The average Q-drop rates for the three feeder courses is not the same; 3.9% for M151, 4.3% for M152 and 9.0% for M251. As one can see, this modification for Q-drops makes some change in the in correlation index, but the overall picture is very similar. This is not to say that Q-drops should also play a small part in other correlations, and in particular, not for the case of an individual instructor. For example, when the data used to construct figure 6 was run to include Q-drops as a non-success factor very little difference was found for most instructors. This is consistent with the low rate of Q-drop in the second course (M152). However, a few instructors had their success rate drop by 50%, an indication of a possible problem.

An objection to using student performance in downstream courses as a mechanism for evaluating teaching effectiveness is that in longer chain sequences the instructor of the first course may be expected to have a lesser effect on the performance of his or her students on the final class in the sequence due to the influence of the intermediary instructors. More importantly, this may be difficult to quantify with the available amount of information. There is some evidence of such a difference from the data contained in figures 8 and 9.

Another objection to this method of evaluation is the possibility that only serious students willingly take courses from the ``hard'' instructors and so this faculty group start out with an unrepresentative sample. If this is in fact the case then it would indeed be difficult to compensate for the skewed sample. However, even with full information students are rarely able to plan their schedules to take every section of choice, and it is unlikely that this effect is any greater than that attributable to the time the class meets. However, the assumption that all sections of a course being compared have very similar students profiles as regards ability and motivation is critical to the analysis of this section. One facet of this particular issue will be studied in the next chapter. The results indicate that the assumption is in fact open to serious question.

The limited nature of this study must be understood. Only four semesters of information was available and only a relatively small number (40%) of the faculty participated in the this calculus sequence Yet there was considerable consistency in many respects. Instructors who appeared in more than one graph tended to have very similar carry-on success rates. However, it must be noted that this rate, being a single number, cannot be expected to capture many of the nuances of a complex process and most of the modifications suggested as being relevant for the average student evaluation index are applicable here also.

If this carry-on success rate is a valid measure then there must be legitimate concern with the use of student evaluations as a primary source of teaching effectiveness.

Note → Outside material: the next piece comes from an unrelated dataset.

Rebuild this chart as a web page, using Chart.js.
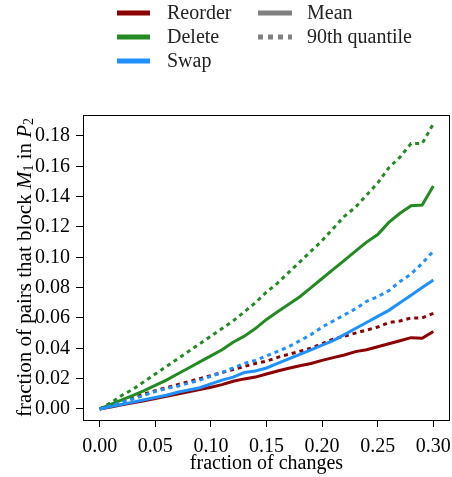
<!DOCTYPE html>
<html>
<head>
<meta charset="utf-8">
<script src="https://cdn.jsdelivr.net/npm/chart.js@4.4.0/dist/chart.umd.min.js"></script>
<style>
  html, body { margin: 0; padding: 0; background: #fff; }
  #wrap { width: 452px; height: 477px; position: relative; }
</style>
</head>
<body>
<div id="wrap"><canvas id="chart" width="452" height="477"></canvas></div>
<script>
// Data
const changes = [0.00, 0.01, 0.02, 0.03, 0.04, 0.05, 0.06, 0.07, 0.08, 0.09, 0.10,
  0.11, 0.12, 0.13, 0.14, 0.15, 0.16, 0.17, 0.18, 0.19, 0.20,
  0.21, 0.22, 0.23, 0.24, 0.25, 0.26, 0.27, 0.28, 0.29, 0.30];

const reorderMean = [0, 0.0013, 0.0027, 0.004, 0.0054, 0.0068, 0.0083, 0.0098, 0.0113, 0.0128, 0.0143,
  0.016, 0.0182, 0.0198, 0.021, 0.023, 0.025, 0.0268, 0.0285, 0.030, 0.032,
  0.0338, 0.0356, 0.0378, 0.039, 0.041, 0.043, 0.045, 0.047, 0.0466, 0.051];
const reorderQ90 = [0, 0.0025, 0.005, 0.0075, 0.0098, 0.012, 0.014, 0.016, 0.018, 0.020, 0.022,
  0.024, 0.026, 0.028, 0.030, 0.0315, 0.034, 0.036, 0.038, 0.040, 0.043,
  0.046, 0.048, 0.050, 0.052, 0.054, 0.057, 0.058, 0.060, 0.060, 0.063];
const deleteMean = [0, 0.003, 0.006, 0.009, 0.012, 0.0155, 0.019, 0.023, 0.027, 0.031, 0.035,
  0.039, 0.044, 0.048, 0.053, 0.059, 0.064, 0.069, 0.074, 0.080, 0.086,
  0.092, 0.098, 0.104, 0.110, 0.115, 0.123, 0.129, 0.134, 0.1345, 0.147];
const deleteQ90 = [0, 0.004, 0.009, 0.013, 0.018, 0.023, 0.028, 0.033, 0.038, 0.043, 0.048,
  0.053, 0.058, 0.064, 0.070, 0.077, 0.083, 0.090, 0.097, 0.104, 0.111,
  0.119, 0.127, 0.133, 0.141, 0.149, 0.159, 0.166, 0.175, 0.175, 0.188];
const swapMean = [0, 0.0015, 0.003, 0.0045, 0.006, 0.0075, 0.009, 0.011, 0.0125, 0.014, 0.0165,
  0.019, 0.021, 0.024, 0.025, 0.027, 0.030, 0.033, 0.036, 0.039, 0.042,
  0.045, 0.049, 0.053, 0.057, 0.061, 0.065, 0.070, 0.075, 0.080, 0.085];
const swapQ90 = [0, 0.002, 0.0045, 0.0065, 0.009, 0.0115, 0.0135, 0.015, 0.017, 0.019, 0.0215,
  0.024, 0.027, 0.030, 0.032, 0.035, 0.038, 0.041, 0.045, 0.049, 0.054,
  0.058, 0.062, 0.066, 0.071, 0.074, 0.078, 0.084, 0.089, 0.096, 0.104];

const xTicks = [0.00, 0.05, 0.10, 0.15, 0.20, 0.25, 0.30];
const yTicks = [0.00, 0.02, 0.04, 0.06, 0.08, 0.10, 0.12, 0.14, 0.16, 0.18];

const RED = '#8b0000', GREEN = '#228b22', BLUE = '#1e90ff', GREY = '#808080';
const FONT = '"Liberation Serif", "DejaVu Serif", serif';

function pts(ys) {
  return ys.map((y, i) => ({ x: changes[i], y: y }));
}

function series(label, ys, color, dotted) {
  return {
    label: label,
    data: pts(ys),
    borderColor: color,
    backgroundColor: color,
    borderWidth: 3,
    borderDash: dotted ? [4, 4] : [],
    pointRadius: 0,
    tension: 0,
    fill: false
  };
}

// first dataset is drawn on top
const datasets = [
  series('Swap 90th', swapQ90, BLUE, true),
  series('Swap mean', swapMean, BLUE, false),
  series('Delete 90th', deleteQ90, GREEN, true),
  series('Delete mean', deleteMean, GREEN, false),
  series('Reorder 90th', reorderQ90, RED, true),
  series('Reorder mean', reorderMean, RED, false)
];

// box, legend and axis titles
const extras = {
  id: 'extras',
  afterDraw(chart) {
    const ctx = chart.ctx;
    const a = chart.chartArea;
    ctx.save();
    ctx.strokeStyle = '#000';
    ctx.lineWidth = 1;
    ctx.strokeRect(Math.round(a.left) + 0.5, Math.round(a.top) + 0.5,
      Math.round(a.right - a.left) - 1, Math.round(a.bottom - a.top));

    // legend
    const rows = [
      { x1: 117, x2: 150, tx: 167, y: 13, color: RED, dash: [], text: 'Reorder' },
      { x1: 117, x2: 150, tx: 167, y: 37, color: GREEN, dash: [], text: 'Delete' },
      { x1: 117, x2: 150, tx: 167, y: 61, color: BLUE, dash: [], text: 'Swap' },
      { x1: 258, x2: 292, tx: 307, y: 13, color: GREY, dash: [], text: 'Mean' },
      { x1: 258, x2: 292, tx: 307, y: 37, color: GREY, dash: [5, 5], text: '90th quantile' }
    ];
    ctx.font = '20px ' + FONT;
    ctx.textBaseline = 'middle';
    ctx.textAlign = 'left';
    rows.forEach(r => {
      ctx.beginPath();
      ctx.setLineDash(r.dash);
      ctx.strokeStyle = r.color;
      ctx.lineWidth = 5;
      ctx.moveTo(r.x1, r.y);
      ctx.lineTo(r.x2, r.y);
      ctx.stroke();
      ctx.setLineDash([]);
      ctx.fillStyle = '#222';
      ctx.fillText(r.text, r.tx, r.y + 1);
    });

    // x title
    ctx.fillStyle = '#000';
    ctx.textAlign = 'center';
    ctx.fillText('fraction of changes', (a.left + a.right) / 2, 464);

    // y title with math parts
    const parts = [
      { t: 'fraction of pairs that block ', f: '21px ' + FONT, dy: 0 },
      { t: 'M', f: 'italic 21px ' + FONT, dy: 0 },
      { t: '1', f: '14px ' + FONT, dy: 4 },
      { t: ' in ', f: '21px ' + FONT, dy: 0 },
      { t: 'P', f: 'italic 21px ' + FONT, dy: 0 },
      { t: '2', f: '14px ' + FONT, dy: 4 }
    ];
    let total = 0;
    parts.forEach(p => { ctx.font = p.f; p.w = ctx.measureText(p.t).width; total += p.w; });
    ctx.translate(25, (a.top + a.bottom) / 2);
    ctx.rotate(-Math.PI / 2);
    ctx.textAlign = 'left';
    let cx = -total / 2;
    parts.forEach(p => {
      ctx.font = p.f;
      ctx.fillText(p.t, cx, p.dy);
      cx += p.w;
    });
    ctx.restore();
  }
};

new Chart(document.getElementById('chart').getContext('2d'), {
  type: 'line',
  data: { datasets: datasets },
  options: {
    responsive: false,
    animation: false,
    layout: { padding: { left: 0, right: 2, top: 115, bottom: 0 } },
    plugins: { legend: { display: false }, tooltip: { enabled: false } },
    scales: {
      x: {
        type: 'linear',
        min: -0.015,
        max: 0.315,
        afterBuildTicks: s => { s.ticks = xTicks.map(v => ({ value: v })); },
        afterFit: s => { s.height = 57; s.paddingLeft = 0; s.paddingRight = 0; },
        grid: { drawOnChartArea: false, drawTicks: true, tickLength: 7, color: '#000' },
        border: { display: false },
        ticks: {
          autoSkip: false,
          maxRotation: 0,
          padding: 8,
          color: '#000',
          font: { family: FONT, size: 20 },
          callback: v => v.toFixed(2)
        }
      },
      y: {
        type: 'linear',
        min: -0.0073,
        max: 0.1938,
        afterBuildTicks: s => { s.ticks = yTicks.map(v => ({ value: v })); },
        afterFit: s => { s.width = 83; s.paddingTop = 0; s.paddingBottom = 0; },
        grid: { drawOnChartArea: false, drawTicks: true, tickLength: 7, color: '#000' },
        border: { display: false },
        ticks: {
          autoSkip: false,
          padding: 6,
          color: '#000',
          font: { family: FONT, size: 20 },
          callback: v => v.toFixed(2)
        }
      }
    }
  },
  plugins: [extras]
});
</script>
</body>
</html>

Do all sections have similar student profiles?

This assumption is implicit in any comparisons that might be made between different sections of a given course. It is particularly important to be able to make such an assumption in the study of success rate in downstream courses, or if it is invalid, to find a means of compensating for the effect.

Attempting to test motivation levels of students is beyond any data set that the Department possesses. However, we can test whether the students in two different sections have obtained a similar level of academic performance. For mid or upper level courses we can use the current grade point ratio of the students. This will not be useful for freshmen, but we can use an index such as SAT score or high school rank. Note that this is not to indicate a believe in the strong predictive powers of standardized tests, but merely an acknowledgement that such measures are frequently used as predictors, and is data that we do have available.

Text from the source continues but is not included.